15. Pada tanggal 11 Desember 2015 dilakukan pertemuan antara KMS, FH
dan TS di kantor DPTP PKS. Dalam pertemuan tersebut FH tidak dapat
membantah penjelasan TS bahwa kekuatirannya soal kocok ulang pimpinan
DPR tidaklah berdasar dan tidak ada preseden sebelumnya. Berdasarkan
peraturan perundang-undangan yang berlaku bahwa apabila ada Pimpinan DPR
RI yang mengundurkan diri, maka akan digantikan oleh anggota dari
Fraksi yang bersangkutan. Atas logika dan fakta yuridis itu, dalam
kesempatan tersebut FH kembali menyatakan kesiapannya melaksanakan tugas
Partai tersebut di atas dan bahkan menegaskan bahwa dirinya memilih
ingin tetap berada dalam Partai meskipun ditempatkan pada posisi apapun.

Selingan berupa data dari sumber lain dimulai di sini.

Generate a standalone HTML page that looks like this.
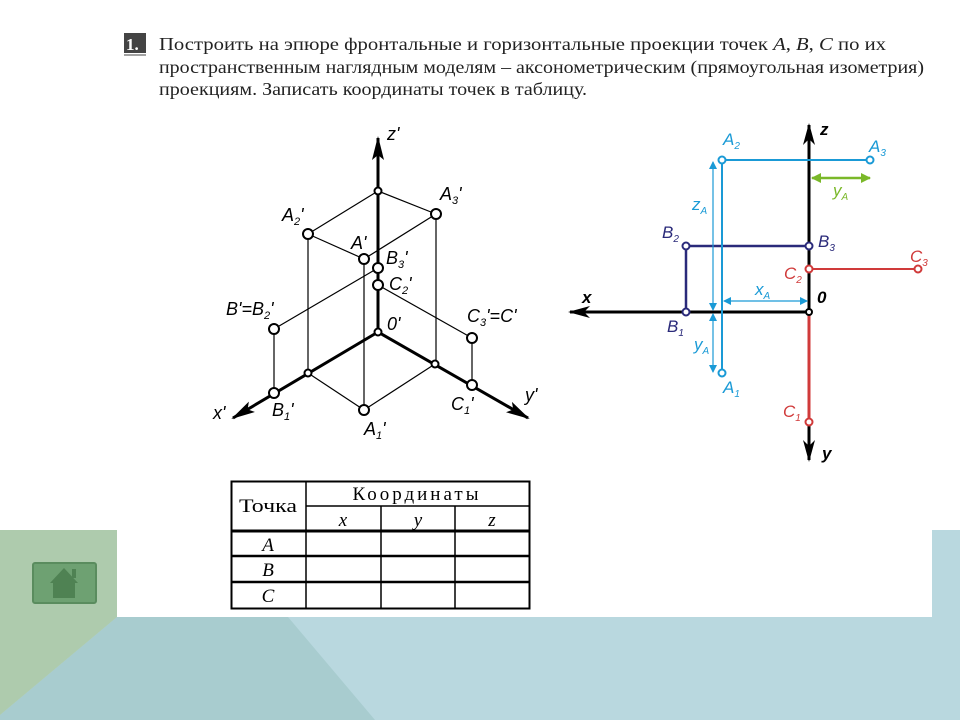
<!DOCTYPE html>
<html><head><meta charset="utf-8"><style>
html,body{margin:0;padding:0;background:#fff;}
svg{display:block;}
</style></head><body>
<svg width="960" height="720" viewBox="0 0 960 720" xmlns="http://www.w3.org/2000/svg">
<defs>
<marker id="ab" markerWidth="24" markerHeight="12" refX="22" refY="6" orient="auto" markerUnits="userSpaceOnUse"><path d="M0,0 L24,6 L0,12 L5,6z" fill="#000"/></marker>
<marker id="abk" markerWidth="22" markerHeight="12" refX="20" refY="6" orient="auto" markerUnits="userSpaceOnUse"><path d="M0,0 L22,6 L0,12 L6,6z" fill="#000"/></marker>
<marker id="bl" markerWidth="8" markerHeight="8" refX="7" refY="4" orient="auto" markerUnits="userSpaceOnUse"><path d="M0,0 L8,4 L0,8z" fill="#1a9ad6"/></marker>
<marker id="gr" markerWidth="10" markerHeight="10" refX="9" refY="5" orient="auto" markerUnits="userSpaceOnUse"><path d="M0,0 L10,5 L0,10z" fill="#7ab829"/></marker>
</defs>
<rect width="960" height="720" fill="#fff"/>
<rect x="0" y="530" width="117" height="190" fill="#aecbad"/>
<rect x="932" y="530" width="28" height="190" fill="#b9d8df"/>
<rect x="0" y="617" width="960" height="103" fill="#b9d8df"/>
<polygon points="117,617 288,617 375,720 0,720 0,715" fill="#a8cccf"/>
<polygon points="0,617 117,617 0,715" fill="#aecbad"/>
<rect x="33" y="563" width="63" height="40" fill="#6ea172" stroke="#5a8c5e" stroke-width="2" rx="2"/>
<polygon points="64,568 50,583 78,583" fill="#4f8253"/>
<rect x="72" y="569" width="4" height="9" fill="#4f8253"/>
<rect x="53" y="582" width="22" height="16" fill="#4f8253"/>

<rect x="124" y="33" width="22" height="20" fill="#444"/>
<text x="126" y="50" font-family="Liberation Serif,serif" font-weight="bold" font-size="17" fill="#fff">1.</text>
<line x1="124" y1="55" x2="146" y2="55" stroke="#444" stroke-width="1"/>
<g font-family="Liberation Serif,serif" font-size="18" fill="#222">
<text x="159" y="50" textLength="727" lengthAdjust="spacingAndGlyphs">Построить на эпюре фронтальные и горизонтальные проекции точек <tspan font-style="italic">A</tspan>, <tspan font-style="italic">B</tspan>, <tspan font-style="italic">C</tspan> по их</text>
<text x="159" y="73" textLength="765" lengthAdjust="spacingAndGlyphs">пространственным наглядным моделям – аксонометрическим (прямоугольная изометрия)</text>
<text x="159" y="95" textLength="428" lengthAdjust="spacingAndGlyphs">проекциям. Записать координаты точек в таблицу.</text>
</g>

<g stroke="#000" fill="none" stroke-width="1.2">
<line x1="378" y1="191" x2="308" y2="234"/>
<line x1="378" y1="191" x2="436" y2="214"/>
<line x1="308" y1="234" x2="364" y2="259"/>
<line x1="436" y1="214" x2="364" y2="259"/>
<line x1="378" y1="268" x2="274" y2="329"/>
<line x1="378" y1="285" x2="472" y2="338"/>
<line x1="308" y1="234" x2="308" y2="373"/>
<line x1="364" y1="259" x2="364" y2="410"/>
<line x1="436" y1="214" x2="436" y2="364"/>
<line x1="274" y1="329" x2="274" y2="393"/>
<line x1="472" y1="338" x2="472" y2="385"/>
<line x1="308" y1="373" x2="364" y2="410"/>
<line x1="435" y1="364" x2="364" y2="410"/>
</g>
<g stroke="#000" stroke-width="3" fill="none">
<line x1="378" y1="332" x2="378" y2="138" marker-end="url(#ab)"/>
<line x1="378" y1="332" x2="233" y2="418" marker-end="url(#ab)"/>
<line x1="378" y1="332" x2="528" y2="418" marker-end="url(#ab)"/>
</g>
<g stroke="#000" stroke-width="2" fill="#fff">
<circle cx="378" cy="191" r="3.5"/><circle cx="378" cy="332" r="3.5"/>
<circle cx="308" cy="373" r="3.5"/><circle cx="435" cy="364" r="3.5"/>
<circle cx="308" cy="234" r="5"/><circle cx="436" cy="214" r="5"/>
<circle cx="364" cy="259" r="5"/><circle cx="378" cy="268" r="5"/>
<circle cx="378" cy="285" r="5"/><circle cx="274" cy="329" r="5"/>
<circle cx="472" cy="338" r="5"/><circle cx="274" cy="393" r="5"/>
<circle cx="472" cy="385" r="5"/><circle cx="364" cy="410" r="5"/>
</g>
<g font-family="Liberation Sans,sans-serif" font-style="italic" font-size="18" fill="#000">
<text x="387" y="140">z'</text>
<text x="282" y="221">A<tspan font-size="11" dy="4">2</tspan><tspan dy="-4">'</tspan></text>
<text x="440" y="200">A<tspan font-size="11" dy="4">3</tspan><tspan dy="-4">'</tspan></text>
<text x="351" y="249">A'</text>
<text x="386" y="264">B<tspan font-size="11" dy="4">3</tspan><tspan dy="-4">'</tspan></text>
<text x="389" y="290">C<tspan font-size="11" dy="4">2</tspan><tspan dy="-4">'</tspan></text>
<text x="226" y="315">B'=B<tspan font-size="11" dy="4">2</tspan><tspan dy="-4">'</tspan></text>
<text x="467" y="322">C<tspan font-size="11" dy="4">3</tspan><tspan dy="-4">'=C'</tspan></text>
<text x="387" y="330">0'</text>
<text x="213" y="419">x'</text>
<text x="272" y="416">B<tspan font-size="11" dy="4">1</tspan><tspan dy="-4">'</tspan></text>
<text x="451" y="410">C<tspan font-size="11" dy="4">1</tspan><tspan dy="-4">'</tspan></text>
<text x="525" y="401">y'</text>
<text x="364" y="435">A<tspan font-size="11" dy="4">1</tspan><tspan dy="-4">'</tspan></text>
</g>

<g fill="none">
<line x1="809" y1="312" x2="809" y2="125" stroke="#000" stroke-width="3" marker-end="url(#abk)"/>
<line x1="809" y1="312" x2="570" y2="312" stroke="#000" stroke-width="3" marker-end="url(#abk)"/>
<line x1="809" y1="312" x2="809" y2="460" stroke="#000" stroke-width="3" marker-end="url(#abk)"/>
<line x1="809" y1="312" x2="809" y2="422" stroke="#d03a3a" stroke-width="3"/>
<line x1="809" y1="269" x2="918" y2="269" stroke="#d03a3a" stroke-width="2"/>
<polyline points="809,246 686,246 686,312" stroke="#2a2a7a" stroke-width="2.5"/>
<polyline points="870,160 722,160 722,373" stroke="#1a9ad6" stroke-width="2"/>
<line x1="713" y1="234" x2="713" y2="162" stroke="#1a9ad6" stroke-width="1.2" marker-end="url(#bl)"/>
<line x1="713" y1="234" x2="713" y2="310" stroke="#1a9ad6" stroke-width="1.2" marker-end="url(#bl)"/>
<line x1="713" y1="342" x2="713" y2="314" stroke="#1a9ad6" stroke-width="1.2" marker-end="url(#bl)"/>
<line x1="713" y1="342" x2="713" y2="372" stroke="#1a9ad6" stroke-width="1.2" marker-end="url(#bl)"/>
<line x1="765" y1="301" x2="724" y2="301" stroke="#1a9ad6" stroke-width="1.2" marker-end="url(#bl)"/>
<line x1="765" y1="301" x2="807" y2="301" stroke="#1a9ad6" stroke-width="1.2" marker-end="url(#bl)"/>
<line x1="840" y1="178" x2="812" y2="178" stroke="#7ab829" stroke-width="2.5" marker-end="url(#gr)"/>
<line x1="840" y1="178" x2="870" y2="178" stroke="#7ab829" stroke-width="2.5" marker-end="url(#gr)"/>
</g>
<g fill="#fff" stroke-width="2">
<circle cx="722" cy="160" r="3.5" stroke="#1a9ad6"/><circle cx="870" cy="160" r="3.5" stroke="#1a9ad6"/>
<circle cx="722" cy="373" r="3.5" stroke="#1a9ad6"/>
<circle cx="686" cy="246" r="3.5" stroke="#2a2a7a"/><circle cx="809" cy="246" r="3.5" stroke="#2a2a7a"/>
<circle cx="686" cy="312" r="3.5" stroke="#2a2a7a"/>
<circle cx="809" cy="269" r="3.5" stroke="#d03a3a"/><circle cx="918" cy="269" r="3.5" stroke="#d03a3a"/>
<circle cx="809" cy="422" r="3.5" stroke="#d03a3a"/>
<circle cx="809" cy="312" r="3" stroke="#000"/>
</g>
<g font-family="Liberation Sans,sans-serif" font-style="italic" font-size="17">
<text x="820" y="135" fill="#000" font-weight="bold">z</text>
<text x="822" y="459" fill="#000" font-weight="bold">y</text>
<text x="582" y="303" fill="#000" font-weight="bold">x</text>
<text x="817" y="303" fill="#000" font-weight="bold">0</text>
<g fill="#1a9ad6">
<text x="723" y="145">A<tspan font-size="10" dy="4">2</tspan></text>
<text x="869" y="152">A<tspan font-size="10" dy="4">3</tspan></text>
<text x="723" y="393">A<tspan font-size="10" dy="4">1</tspan></text>
<text x="692" y="210">z<tspan font-size="10" dy="4">A</tspan></text>
<text x="694" y="350">y<tspan font-size="10" dy="4">A</tspan></text>
<text x="755" y="295">x<tspan font-size="10" dy="4">A</tspan></text>
</g>
<text x="833" y="196" fill="#7ab829">y<tspan font-size="10" dy="4">A</tspan></text>
<g fill="#2a2a7a">
<text x="662" y="238">B<tspan font-size="10" dy="4">2</tspan></text>
<text x="818" y="247">B<tspan font-size="10" dy="4">3</tspan></text>
<text x="667" y="332">B<tspan font-size="10" dy="4">1</tspan></text>
</g>
<g fill="#d03a3a">
<text x="784" y="279">C<tspan font-size="10" dy="4">2</tspan></text>
<text x="910" y="262">C<tspan font-size="10" dy="4">3</tspan></text>
<text x="783" y="417">C<tspan font-size="10" dy="4">1</tspan></text>
</g>
</g>

<g stroke="#000" fill="none">
<rect x="231.5" y="481.5" width="298" height="127" stroke-width="2"/>
<line x1="306" y1="481" x2="306" y2="609" stroke-width="1.5"/>
<line x1="381" y1="506" x2="381" y2="609" stroke-width="1.5"/>
<line x1="455" y1="506" x2="455" y2="609" stroke-width="1.5"/>
<line x1="306" y1="506" x2="529" y2="506" stroke-width="1.5"/>
<line x1="231" y1="531" x2="529" y2="531" stroke-width="3"/>
<line x1="231" y1="556" x2="529" y2="556" stroke-width="2.5"/>
<line x1="231" y1="582" x2="529" y2="582" stroke-width="2.5"/>
</g>
<g font-family="Liberation Serif,serif" font-size="19" fill="#000" text-anchor="middle">
<text x="268" y="512" textLength="58" lengthAdjust="spacingAndGlyphs">Точка</text>
<text x="417" y="500" letter-spacing="3">Координаты</text>
<text x="343" y="526" font-style="italic">x</text>
<text x="418" y="526" font-style="italic">y</text>
<text x="492" y="526" font-style="italic">z</text>
<text x="268" y="551" font-style="italic">A</text>
<text x="268" y="576" font-style="italic">B</text>
<text x="268" y="602" font-style="italic">C</text>
</g>
</svg>
</body></html>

16. Atas dasar komitmen FH tersebut di atas, tanggal 12 Desember 2015
KMS menugaskan TS untuk menyusun rancangan surat pengunduran diri FH
dari jabatannya sebagai Wakil Ketua DPR RI sebagaimana yang telah
dijanjikan dan dikomitmenkan oleh FH. Setelah rancangan surat tersebut
disetujui KMS maka TS ditugaskan untuk menyampaikannya kepada FH.
Penugasan TS untuk menemui FH tersebut diberitahukan KMS kepada FH
melalui pesan singkat WA yang dijawab oleh FH dengan: “Baik, Syaikh.”
17. Pada tanggal 13 Desember 2015 terlaksana pertemuan TS dan FH di
Gedung Nusantara V Lantai 2 Kamar 209 (Sekretariat Fraksi PKS MPR RI).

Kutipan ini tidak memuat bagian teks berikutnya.